Why are these functions called "kernels"? In the last years while studying numerical analysis I came across different "kernels", like the Dirichlet Kernel
$$D_n(x) = \sum_{k=-n}^n e^{ikx}$$
the Fejer-Kernel
$$F_n(x) = \frac{1}{n} \sum_{k=0}^{n-1} D_k(x)$$
or the Peano-Kernel
$$K_m(t) := \frac{1}{m!}R_x[(x-t)_{+}^m].$$
I don't understand why these functions are called "kernels" though. They seem to have nothing to do with the sort of kernel we know from linear algebra. Do these functions have something special in common? Or are there historical reasons?
 A: The usage of the word "kernel" in that context and in linear algebra appear to be coincidental.

The use of kernel in algebra appears to be unrelated to its use in integral equations and Fourier analysis. The OED gives the following quotation from Pontrjagin's Topological Groups i. 11 (translated by E. Lehmer 1946) "The set of all the elements of the group G which go into the identity of the group G* under the homomorphism g is called the kernel of this homomorphism."
(Quoted from Earliest Known Uses of Some of the Words of Mathematics (K))

There one also finds further information on the origin of the word kernel in your context.
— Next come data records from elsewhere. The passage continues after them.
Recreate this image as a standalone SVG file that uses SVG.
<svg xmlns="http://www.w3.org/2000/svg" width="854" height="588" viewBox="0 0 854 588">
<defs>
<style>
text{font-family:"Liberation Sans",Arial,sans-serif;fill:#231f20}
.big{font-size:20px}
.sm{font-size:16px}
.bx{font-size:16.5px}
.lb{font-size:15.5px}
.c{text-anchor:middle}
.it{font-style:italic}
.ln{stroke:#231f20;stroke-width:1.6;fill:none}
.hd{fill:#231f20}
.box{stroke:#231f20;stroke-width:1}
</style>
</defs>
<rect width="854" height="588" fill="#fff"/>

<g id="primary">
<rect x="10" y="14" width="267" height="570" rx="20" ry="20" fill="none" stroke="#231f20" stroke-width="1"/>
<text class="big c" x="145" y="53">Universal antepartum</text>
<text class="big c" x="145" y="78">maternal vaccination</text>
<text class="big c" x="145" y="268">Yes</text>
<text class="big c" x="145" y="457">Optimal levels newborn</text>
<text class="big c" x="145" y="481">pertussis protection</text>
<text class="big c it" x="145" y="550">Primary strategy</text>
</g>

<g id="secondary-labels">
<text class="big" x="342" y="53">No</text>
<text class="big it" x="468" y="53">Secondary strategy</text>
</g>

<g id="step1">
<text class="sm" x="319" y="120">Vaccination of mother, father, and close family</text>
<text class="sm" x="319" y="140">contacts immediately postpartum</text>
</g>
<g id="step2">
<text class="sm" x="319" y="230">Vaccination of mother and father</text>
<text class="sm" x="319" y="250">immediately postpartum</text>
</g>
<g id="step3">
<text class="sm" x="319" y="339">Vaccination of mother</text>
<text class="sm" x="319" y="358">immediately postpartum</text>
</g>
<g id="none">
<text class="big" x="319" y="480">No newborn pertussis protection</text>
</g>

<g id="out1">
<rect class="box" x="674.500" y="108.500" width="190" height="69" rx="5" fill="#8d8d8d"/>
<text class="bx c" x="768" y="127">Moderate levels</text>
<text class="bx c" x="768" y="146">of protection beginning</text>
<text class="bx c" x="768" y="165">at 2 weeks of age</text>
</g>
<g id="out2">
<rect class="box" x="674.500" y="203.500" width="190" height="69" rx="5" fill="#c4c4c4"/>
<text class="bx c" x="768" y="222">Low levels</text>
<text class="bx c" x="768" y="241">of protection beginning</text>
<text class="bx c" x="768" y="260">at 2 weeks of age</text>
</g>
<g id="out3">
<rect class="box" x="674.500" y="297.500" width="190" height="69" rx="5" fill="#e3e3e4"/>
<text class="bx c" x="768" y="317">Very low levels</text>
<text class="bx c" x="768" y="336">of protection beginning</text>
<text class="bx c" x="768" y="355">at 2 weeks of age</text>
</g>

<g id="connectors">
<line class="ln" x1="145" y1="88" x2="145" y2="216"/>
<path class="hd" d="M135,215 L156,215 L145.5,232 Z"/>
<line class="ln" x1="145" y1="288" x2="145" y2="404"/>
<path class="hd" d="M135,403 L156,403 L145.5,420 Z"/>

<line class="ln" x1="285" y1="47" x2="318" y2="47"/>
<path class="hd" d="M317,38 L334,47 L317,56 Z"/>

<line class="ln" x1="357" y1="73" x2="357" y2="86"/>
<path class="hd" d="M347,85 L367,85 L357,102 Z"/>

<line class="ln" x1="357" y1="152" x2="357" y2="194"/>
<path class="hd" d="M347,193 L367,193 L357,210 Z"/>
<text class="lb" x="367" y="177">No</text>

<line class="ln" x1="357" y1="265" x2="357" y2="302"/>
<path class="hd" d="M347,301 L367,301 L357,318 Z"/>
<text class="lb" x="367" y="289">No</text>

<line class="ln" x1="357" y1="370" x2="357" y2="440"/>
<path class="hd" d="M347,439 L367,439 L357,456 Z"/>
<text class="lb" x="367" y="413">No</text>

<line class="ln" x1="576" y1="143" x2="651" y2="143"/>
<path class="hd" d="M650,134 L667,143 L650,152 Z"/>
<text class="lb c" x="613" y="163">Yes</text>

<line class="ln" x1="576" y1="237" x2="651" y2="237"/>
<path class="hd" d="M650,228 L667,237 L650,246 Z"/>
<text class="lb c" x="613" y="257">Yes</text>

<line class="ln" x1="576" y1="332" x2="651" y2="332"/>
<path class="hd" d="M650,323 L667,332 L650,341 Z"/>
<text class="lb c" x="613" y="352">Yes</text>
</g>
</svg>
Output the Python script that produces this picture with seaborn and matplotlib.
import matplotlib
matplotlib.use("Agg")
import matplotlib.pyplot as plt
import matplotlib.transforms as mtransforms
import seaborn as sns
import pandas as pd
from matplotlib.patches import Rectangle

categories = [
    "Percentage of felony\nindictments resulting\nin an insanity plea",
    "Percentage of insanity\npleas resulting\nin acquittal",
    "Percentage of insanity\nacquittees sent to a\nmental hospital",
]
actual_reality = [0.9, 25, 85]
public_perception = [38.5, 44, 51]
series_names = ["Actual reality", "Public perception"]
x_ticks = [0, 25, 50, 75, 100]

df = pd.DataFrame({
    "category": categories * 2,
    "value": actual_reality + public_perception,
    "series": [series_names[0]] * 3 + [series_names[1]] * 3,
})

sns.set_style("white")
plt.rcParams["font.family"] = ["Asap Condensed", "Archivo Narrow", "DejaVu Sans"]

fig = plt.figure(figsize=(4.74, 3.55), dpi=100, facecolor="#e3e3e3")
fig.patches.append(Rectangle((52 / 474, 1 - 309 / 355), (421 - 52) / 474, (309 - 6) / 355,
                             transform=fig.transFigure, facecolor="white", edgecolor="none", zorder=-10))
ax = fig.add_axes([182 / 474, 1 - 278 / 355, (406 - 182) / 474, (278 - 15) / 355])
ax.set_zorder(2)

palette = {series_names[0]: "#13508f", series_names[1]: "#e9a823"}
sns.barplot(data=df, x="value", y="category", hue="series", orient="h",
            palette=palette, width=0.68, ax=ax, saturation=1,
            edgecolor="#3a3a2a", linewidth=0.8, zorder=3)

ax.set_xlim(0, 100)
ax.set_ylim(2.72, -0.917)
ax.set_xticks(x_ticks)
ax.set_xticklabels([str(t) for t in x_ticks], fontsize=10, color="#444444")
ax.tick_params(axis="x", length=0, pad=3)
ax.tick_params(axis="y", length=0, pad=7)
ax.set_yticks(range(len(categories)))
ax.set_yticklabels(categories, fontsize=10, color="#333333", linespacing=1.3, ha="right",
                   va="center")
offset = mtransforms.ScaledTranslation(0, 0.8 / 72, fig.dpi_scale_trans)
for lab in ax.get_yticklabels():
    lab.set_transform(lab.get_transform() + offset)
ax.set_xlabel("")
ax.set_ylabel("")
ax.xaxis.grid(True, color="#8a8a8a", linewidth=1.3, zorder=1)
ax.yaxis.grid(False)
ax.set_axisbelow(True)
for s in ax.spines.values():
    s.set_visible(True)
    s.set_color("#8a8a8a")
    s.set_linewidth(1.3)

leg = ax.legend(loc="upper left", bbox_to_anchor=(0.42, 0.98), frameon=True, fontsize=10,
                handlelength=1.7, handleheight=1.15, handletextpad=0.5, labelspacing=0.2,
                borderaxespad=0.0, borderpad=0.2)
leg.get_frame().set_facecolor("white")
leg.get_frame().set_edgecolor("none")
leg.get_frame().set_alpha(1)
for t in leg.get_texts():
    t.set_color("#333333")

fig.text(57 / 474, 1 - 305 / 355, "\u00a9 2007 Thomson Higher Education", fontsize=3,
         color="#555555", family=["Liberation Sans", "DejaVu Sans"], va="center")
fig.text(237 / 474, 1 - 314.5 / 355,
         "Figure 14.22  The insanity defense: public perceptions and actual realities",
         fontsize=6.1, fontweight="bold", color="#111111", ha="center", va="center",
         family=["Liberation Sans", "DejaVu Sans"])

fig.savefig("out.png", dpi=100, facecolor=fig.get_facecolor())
I quote a part.

Ivar Fredholm used the French word, “noyau,” in his famous paper on INTEGRAL EQUATIONS, “Sur une classe des équations fonctionnelles,” Acta Math., 27, (1903), 365–390. David Hilbert put this into German as Kern  [...] The English word kernel appears in M. Bôcher’s Introduction to the Study of Integral Equations (1909): “K is called the kernel of these equations.”

I just looked up the Hilber paper; he says nothing why that word is used. I'd speculate it is simply because it is somehow inside the integral when one does a convolution. (I will try to look up the Fredholm paper too.)